O exemplo da sublimação é frisante. Se a observação dos fatos
demonstra, no campo do microscópio psicanalista, a presença de matizes,
de lembranças marcadas de sexualidade, o psicólogo, com imperdoável
precipitação, afirma a causalidade. Um estudante de filosofia de alguma
universidade do século XIII que ouvisse tal raciocínio, piscaria o olho
para o colega próximo e diria: "cum hoc ergo propter hoc".
Com isto, logo por causa disto, é o que traduz essa fórmula cunhada para denunciar o erro elementar de julgamento que confunde concomitância com causa.
Todos
os casos que ilustram o fenômeno da sublimação só provam que o homem
tem a capacidade de elevar o potencial, o nível ontológico de uma
experiência primitiva e que a manifestação em nível elevado traz certas
marcas do nível inferior. E daí? Concluirei que o maior sai do menor, ou
que um ser possa sozinho por sua própria capacidade potencial, galgar o
nível entitativo superior? "Nada pode passar da potência ao ato, a não
ser por algo que já seja em ato", murmuraria ao nosso ouvido, e em
latim, o estudante medieval.
Os
mesmos fenômenos descritos por Freud seriam salvos com uma explicação
infinitamente mais lógica: o que se passa na sublimação é um processo de
erguimento ontológico, um processo de espiritualização semelhante
àquele que no dinamismo do conhecimento, por ação do intelecto agente,
espiritualiza o conteúdo da imagem dotando-a de inteligibilidade e de
universalidade.
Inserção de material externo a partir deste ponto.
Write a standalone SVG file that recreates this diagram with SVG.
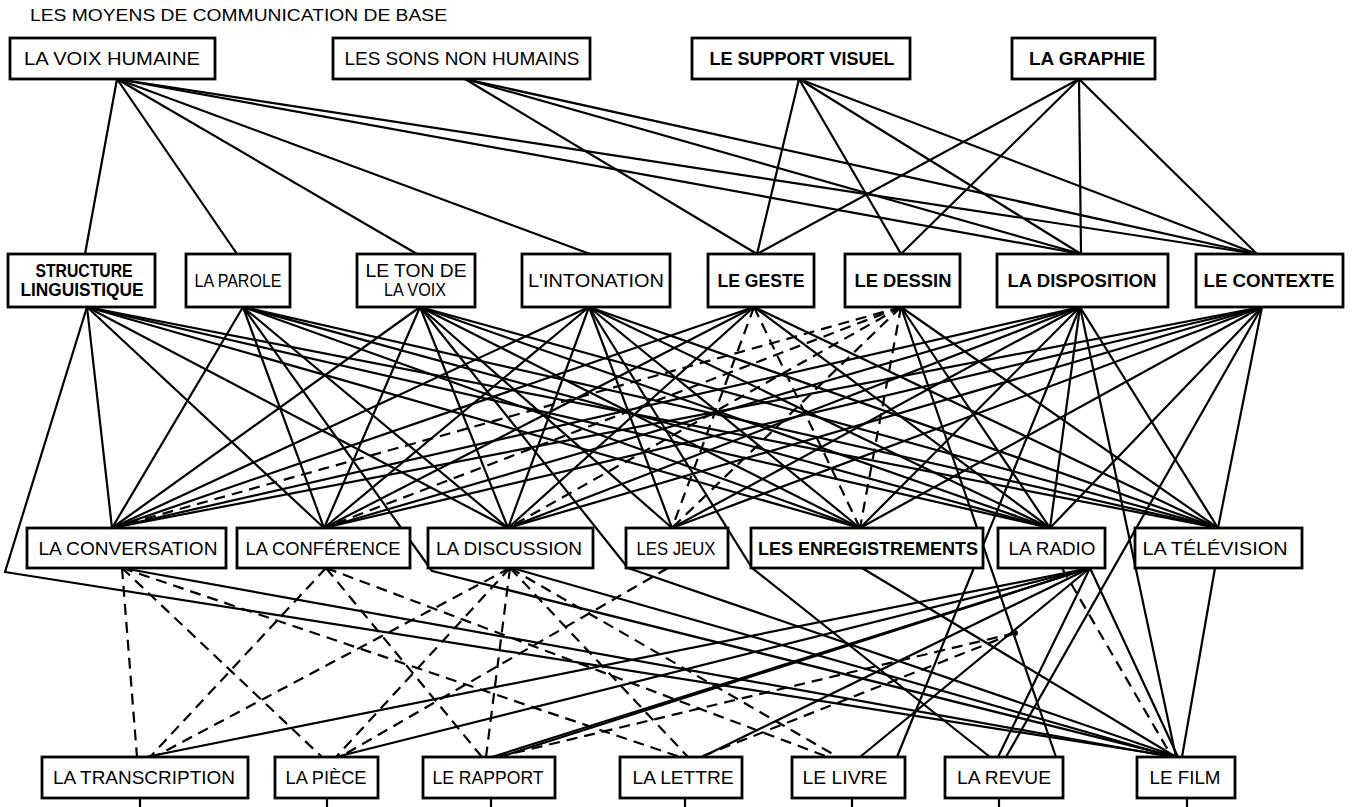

Como empirista, Freud não podia atinar com esse processo
de espiritualização promovida por energias espirituais em ato e capazes
de produzir a elevação da experiência primitiva. Situa-se pois em pólo
oposto a causa verdadeira do processo, e não é de admirar que no
resultado da sublimação subsista o gosto, a cor da matéria in-formada.
Basta dizer que a energia transformadora é sexuada e não sexual, uma vez
que provém de um espírito vivendo em condição carnal. Salva-se assim o
fenômeno sem ser preciso agredir o bom-senso e assassinar a razão.